Abstract

Abstract We present a study of the photochemistry of abiotic habitable planets with anoxic CO2–N2 atmospheres. Such worlds are representative of early Earth, Mars, and Venus and analogous exoplanets. Photodissociation of H2O controls the atmospheric photochemistry of these worlds through production of reactive OH, which dominates the removal of atmospheric trace gases. The near-UV (NUV; >200 nm) absorption cross sections of H2O play an outsized role in OH production; these cross sections were heretofore unmeasured at habitable temperatures (<373 K). We present the first measurements of NUV H2O absorption at 292 K and show it to absorb orders of magnitude more than previously assumed.
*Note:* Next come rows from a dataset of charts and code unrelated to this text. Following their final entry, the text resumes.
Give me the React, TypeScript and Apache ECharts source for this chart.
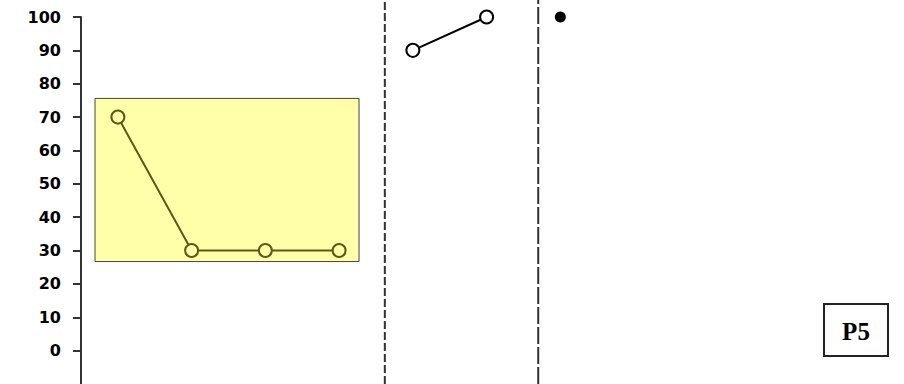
import React, { useEffect, useRef } from "react";
import * as echarts from "echarts";

// Data
const seriesA: [number, number][] = [[0, 70], [1, 30], [2, 30], [3, 30]];
const seriesB: [number, number][] = [[4, 90], [5, 100]];
const seriesC: [number, number][] = [[6, 100]];
const dividers: number[] = [3.62, 5.7];
const highlightBox = { x0: -0.31, x1: 3.27, yTop: 75.6, yBottom: 26.7 };
const yTicks: number[] = [0, 10, 20, 30, 40, 50, 60, 70, 80, 90, 100];
const boxLabel = "P5";

const OLIVE = "#5a5a14";
const YELLOW = "#ffffaa";
const DASHES: number[][] = [[8, 3], [17, 3]];

export default function App() {
  const ref = useRef<HTMLDivElement>(null);
  useEffect(() => {
    if (!ref.current) return;
    const chart = echarts.init(ref.current, undefined, { renderer: "svg" });
    const xMin = -0.5;
    const xMax = 10.66;
    const option: any = {
      animation: false,
      backgroundColor: "#ffffff",
      grid: [
        { left: 81, right: 0, top: 17, bottom: -2, containLabel: false },
        { left: 81, right: 0, top: 0, bottom: 0, containLabel: false },
      ],
      xAxis: [
        { type: "value", gridIndex: 0, min: xMin, max: xMax, show: false },
        { type: "value", gridIndex: 1, min: xMin, max: xMax, show: false },
      ],
      yAxis: [
        {
          type: "value",
          gridIndex: 0,
          min: -10,
          max: 100,
          interval: 10,
          splitLine: { show: false },
          axisLine: { show: true, onZero: false, lineStyle: { color: "#333", width: 2 } },
          axisTick: {
            show: true,
            length: 8,
            lineStyle: { color: "#333", width: 2 },
            customValues: yTicks,
          },
          axisLabel: {
            margin: 20,
            color: "#000",
            fontFamily: "DejaVu Sans",
            fontWeight: "bold",
            fontSize: 16,
            customValues: yTicks,
            formatter: (v: number) => (yTicks.indexOf(v) >= 0 ? String(v) : ""),
          },
          z: 5,
        },
        { type: "value", gridIndex: 1, min: 0, max: 1, show: false },
      ],
      series: [
        {
          type: "line",
          xAxisIndex: 0,
          yAxisIndex: 0,
          data: seriesA,
          symbol: "circle",
          symbolSize: 13,
          itemStyle: { color: YELLOW, borderColor: OLIVE, borderWidth: 2 },
          lineStyle: { color: OLIVE, width: 2 },
          z: 3,
          markArea: {
            silent: true,
            itemStyle: { color: YELLOW, borderColor: "#444", borderWidth: 1 },
            data: [
              [
                { xAxis: highlightBox.x0, yAxis: highlightBox.yTop },
                { xAxis: highlightBox.x1, yAxis: highlightBox.yBottom },
              ],
            ],
          },
        },
        {
          type: "line",
          xAxisIndex: 0,
          yAxisIndex: 0,
          data: seriesB,
          symbol: "circle",
          symbolSize: 13,
          itemStyle: { color: "#fff", borderColor: "#000", borderWidth: 2 },
          lineStyle: { color: "#000", width: 2 },
          z: 3,
        },
        {
          type: "scatter",
          xAxisIndex: 0,
          yAxisIndex: 0,
          data: seriesC,
          symbol: "circle",
          symbolSize: 11,
          itemStyle: { color: "#000", opacity: 1 },
          z: 3,
        },
        ...dividers.map((d, i) => ({
          type: "line",
          xAxisIndex: 1,
          yAxisIndex: 1,
          data: [
            [d, 0],
            [d, 1],
          ],
          symbol: "none",
          lineStyle: { color: "#333", width: 2, type: DASHES[i] },
          z: 2,
        })),
      ],
      graphic: [
        {
          type: "group",
          left: 823,
          top: 303,
          children: [
            {
              type: "rect",
              shape: { x: 0, y: 0, width: 64, height: 52 },
              style: { fill: "#fff", stroke: "#222", lineWidth: 2 },
            },
            {
              type: "text",
              x: 32,
              y: 27,
              style: {
                text: boxLabel,
                fontFamily: "Liberation Serif",
                fontWeight: "bold",
                fontSize: 25,
                fill: "#000",
                align: "center",
                verticalAlign: "middle",
              },
            },
          ],
        },
      ],
    };
    chart.setOption(option);
    return () => chart.dispose();
  }, []);
  return (
    <div
      ref={ref}
      style={{ position: "fixed", left: 0, top: 0, width: 904, height: 384 }}
    />
  );
}
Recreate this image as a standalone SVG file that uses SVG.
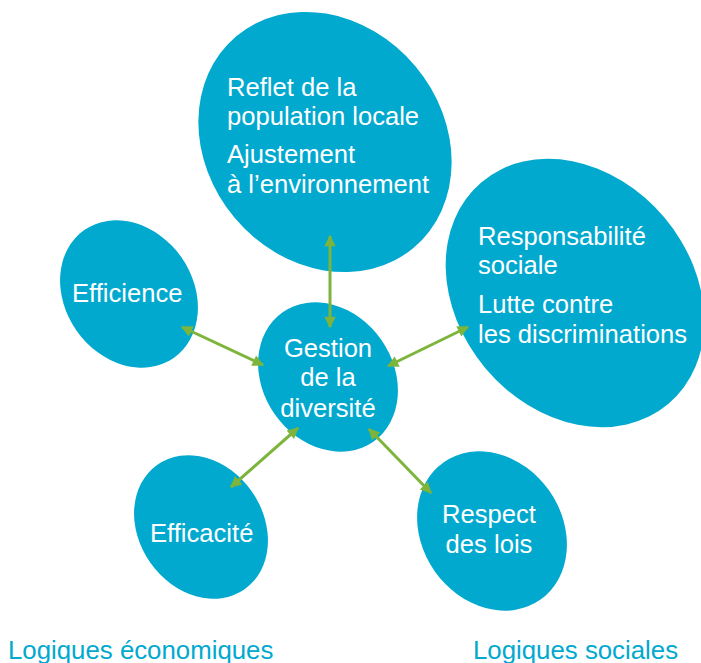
<svg xmlns="http://www.w3.org/2000/svg" width="701" height="663" viewBox="0 0 701 663">
<style>
.node{fill:#02a9cf}
.t{font-family:"Liberation Sans",Arial,sans-serif;font-size:25.6px;fill:#ffffff}
.c{text-anchor:middle}
.lbl{font-family:"Liberation Sans",Arial,sans-serif;font-size:25.8px;fill:#02a9cf}
.con{stroke:#7db53c;stroke-width:3;fill:none;marker-start:url(#ah);marker-end:url(#ah)}
</style>
<defs>
<marker id="ah" viewBox="0 0 10 10" refX="9" refY="5" markerWidth="5.5" markerHeight="3.8" orient="auto-start-reverse" markerUnits="strokeWidth">
<path d="M0,0 L10,5 L0,10 z" fill="#7db53c"/>
</marker>
</defs>
<rect width="701" height="663" fill="#ffffff"/>
<g id="node-top">
<ellipse class="node" cx="325" cy="142" rx="138" ry="118" transform="rotate(50 325 142)"/>
<text class="t" x="227" y="96">Reflet de la</text>
<text class="t" x="227" y="125">population locale</text>
<text class="t" x="227" y="163">Ajustement</text>
<text class="t" x="227" y="193">à l’environnement</text>
</g>
<g id="node-responsabilite">
<ellipse class="node" cx="575" cy="293" rx="145" ry="117" transform="rotate(50 575 293)"/>
<text class="t" x="478" y="245">Responsabilité</text>
<text class="t" x="478" y="274">sociale</text>
<text class="t" x="478" y="313">Lutte contre</text>
<text class="t" x="478" y="343">les discriminations</text>
</g>
<g id="node-efficience">
<ellipse class="node" cx="129" cy="294" rx="78" ry="64" transform="rotate(55 129 294)"/>
<text class="t" x="72" y="302">Efficience</text>
</g>
<g id="node-gestion">
<ellipse class="node" cx="328" cy="377" rx="79" ry="65" transform="rotate(55 328 377)"/>
<text class="t c" x="328" y="357">Gestion</text>
<text class="t c" x="328" y="386">de la</text>
<text class="t c" x="328" y="417">diversité</text>
</g>
<g id="node-efficacite">
<ellipse class="node" cx="201" cy="527" rx="76" ry="62" transform="rotate(55 201 527)"/>
<text class="t" x="150" y="542">Efficacité</text>
</g>
<g id="node-respect">
<ellipse class="node" cx="492" cy="531" rx="84" ry="70" transform="rotate(55 492 531)"/>
<text class="t c" x="489" y="523">Respect</text>
<text class="t c" x="489" y="553">des lois</text>
</g>
<g id="connectors">
<line class="con" x1="330" y1="236" x2="330" y2="327"/>
<line class="con" x1="182" y1="327" x2="263" y2="365"/>
<line class="con" x1="388" y1="366" x2="468" y2="327"/>
<line class="con" x1="298" y1="428" x2="231" y2="487"/>
<line class="con" x1="369" y1="429" x2="431" y2="493"/>
</g>
<g id="labels">
<text class="lbl" x="8" y="659">Logiques économiques</text>
<text class="lbl" x="473" y="659">Logiques sociales</text>
</g>
</svg>
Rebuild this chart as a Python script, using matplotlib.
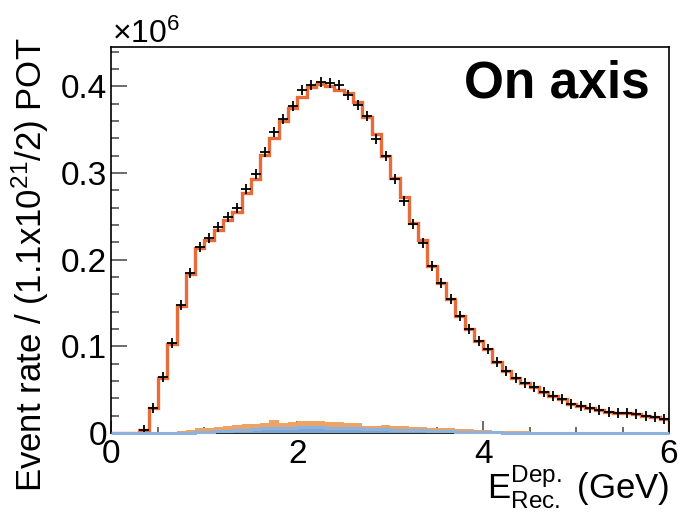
import numpy as np
import matplotlib
matplotlib.use('Agg')
import matplotlib.pyplot as plt
from matplotlib.ticker import MultipleLocator, FuncFormatter

plt.rcParams['font.family'] = ['Liberation Sans', 'DejaVu Sans']
plt.rcParams['mathtext.fontset'] = 'custom'
plt.rcParams['mathtext.rm'] = 'Liberation Sans'
plt.rcParams['mathtext.it'] = 'Liberation Sans:italic'
plt.rcParams['mathtext.bf'] = 'Liberation Sans:bold'

# bin edges in GeV (0.1 GeV bins)
edges = np.linspace(0, 6, 61)
centers = 0.5 * (edges[:-1] + edges[1:])

# data points (x10^6)
data = [0, 0, 0, 0.004, 0.029, 0.065, 0.104, 0.148, 0.185, 0.215,
        0.2245, 0.238, 0.249, 0.259, 0.281, 0.299, 0.3245, 0.3475, 0.362, 0.377,
        0.396, 0.401, 0.405, 0.404, 0.401, 0.390, 0.378, 0.366, 0.339, 0.3195,
        0.293, 0.2675, 0.2407, 0.2195, 0.1926, 0.1727, 0.154, 0.135, 0.120, 0.1065,
        0.0965, 0.082, 0.072, 0.064, 0.058, 0.0527, 0.0477, 0.043, 0.039, 0.034,
        0.031, 0.0285, 0.0265, 0.0246, 0.0227, 0.0227, 0.022, 0.0192, 0.018, 0.0165]

# prediction histogram (x10^6)
mc = [0, 0, 0, 0.004, 0.029, 0.064, 0.103, 0.146, 0.183, 0.213,
      0.2226, 0.234, 0.2457, 0.255, 0.277, 0.2926, 0.3206, 0.340, 0.360, 0.3745,
      0.388, 0.3995, 0.4025, 0.400, 0.3956, 0.3925, 0.382, 0.365, 0.345, 0.319,
      0.294, 0.2725, 0.242, 0.2226, 0.1926, 0.1727, 0.154, 0.135, 0.120, 0.1065,
      0.0965, 0.082, 0.072, 0.064, 0.058, 0.0527, 0.0477, 0.043, 0.039, 0.034,
      0.031, 0.0285, 0.0265, 0.0246, 0.0227, 0.0227, 0.022, 0.0192, 0.018, 0.0165]

# background stack: lower (blue) component and total of the stack (x10^6)
bkg_blue = [0, 0, 0, 0, 0, 0, 0, 0, 0.0003, 0.0008,
            0.0013, 0.0019, 0.0025, 0.0032, 0.0038, 0.0045, 0.0052, 0.0058, 0.0060, 0.0062,
            0.0064, 0.0065, 0.0065, 0.0063, 0.0061, 0.0058, 0.0054, 0.0048, 0.0045, 0.0042,
            0.0040, 0.0036, 0.0032, 0.0029, 0.0026, 0.0023, 0.0020, 0.0017, 0.0014, 0.0011,
            0.0009, 0.0007, 0.0005, 0.0004, 0.0003, 0.0002, 0.0001, 0.0001, 0.0001, 0.0001,
            0.0001, 0.0001, 0.0001, 0, 0, 0, 0, 0, 0, 0]
bkg_total = [0, 0, 0, 0, 0, 0.0005, 0.0015, 0.0028, 0.0040, 0.0052,
             0.0063, 0.0072, 0.0081, 0.0090, 0.0098, 0.0106, 0.0114, 0.0145, 0.0120, 0.0125,
             0.0135, 0.0136, 0.0133, 0.0128, 0.0124, 0.0118, 0.0110, 0.0080, 0.0082, 0.0090,
             0.0085, 0.0075, 0.0068, 0.0065, 0.0062, 0.0058, 0.0055, 0.0048, 0.0042, 0.0036,
             0.0030, 0.0027, 0.0025, 0.0022, 0.0018, 0.0014, 0.0010, 0.0008, 0.0007, 0.0006,
             0.0005, 0.0005, 0.0004, 0.0004, 0.0003, 0.0003, 0.0003, 0.0003, 0.0002, 0.0002]

fig = plt.figure(figsize=(6.81, 5.17), dpi=100)
ax = fig.add_axes([0.1637, 0.1625, 0.8187, 0.7475])

ax.stairs(mc, edges, color='#e86c3a', lw=2.4, zorder=2)
ax.stairs(bkg_total, edges, baseline=bkg_blue, fill=True, color='#eba468', lw=0, zorder=3)
ax.stairs(bkg_blue, edges, fill=True, color='#7ba5d6', lw=0, zorder=4)
ax.stairs(bkg_blue, edges, color='#8fb2dc', lw=2.2, zorder=6, clip_on=False)

d = np.array(data)
m = d > 0
ax.plot(centers[m], d[m], ls='none', marker='+', ms=6.5, mew=1.3, color='black', zorder=5)

ax.set_xlim(0, 6)
ax.set_ylim(0, 0.4458)
ax.xaxis.set_major_locator(MultipleLocator(2))
ax.xaxis.set_minor_locator(MultipleLocator(0.5))
ax.yaxis.set_major_locator(MultipleLocator(0.1))
ax.yaxis.set_minor_locator(MultipleLocator(0.02))
ax.xaxis.set_major_formatter(FuncFormatter(lambda v, p: f'{v:.0f}'))
ax.yaxis.set_major_formatter(FuncFormatter(lambda v, p: '0' if abs(v) < 1e-9 else f'{v:.1f}'))

ax.tick_params(axis='both', which='both', direction='in', color='#444444', width=1.1,
               labelsize=24, top=False, right=False)
ax.tick_params(axis='y', which='major', length=11.5, pad=3)
ax.tick_params(axis='y', which='minor', length=5.8)
ax.tick_params(axis='x', which='major', length=8.6, pad=4)
ax.tick_params(axis='x', which='minor', length=4.3)
for s in ax.spines.values():
    s.set_linewidth(1.2)

fig.text(112 / 681, 1 - 43 / 517, r'$\times\mathregular{10^{6}}$', fontsize=23,
         ha='left', va='baseline')
fig.text(650 / 681, 1 - 97 / 517, 'On axis', fontsize=37, weight='bold',
         ha='right', va='baseline')
fig.text(30 / 681, 1 - 265 / 517,
         r'Event rate / (1.1x10$\mathregular{^{21}}$/2) POT',
         fontsize=25, rotation=90, ha='center', va='center')
fig.text(669 / 681, 1 - 499 / 517, r'$\mathregular{E^{Dep.}_{Rec.}}$ (GeV)',
         fontsize=25, ha='right', va='baseline')

fig.savefig('out.png', dpi=100)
To explore the implications of these new cross sections, we employ a photochemical model; we first intercompare it with two others and resolve past literature disagreement. The enhanced OH production due to these higher cross sections leads to efficient recombination of CO and O2, suppressing both by orders of magnitude relative to past predictions and eliminating the low-outgassing “false-positive” scenario for O2 as a biosignature around solar-type stars. Enhanced [OH] increases rainout of reductants to the surface, relevant to prebiotic chemistry, and may also suppress CH4 and H2; the latter depends on whether burial of reductants is inhibited on the underlying planet, as is argued for abiotic worlds. While we focus on CO2-rich worlds, our results are relevant to anoxic planets in general. Overall, our work advances the state of the art of photochemical models by providing crucial new H2O cross sections and resolving past disagreement in the literature and suggests that detection of spectrally active trace gases like CO in rocky exoplanet atmospheres may be more challenging than previously considered.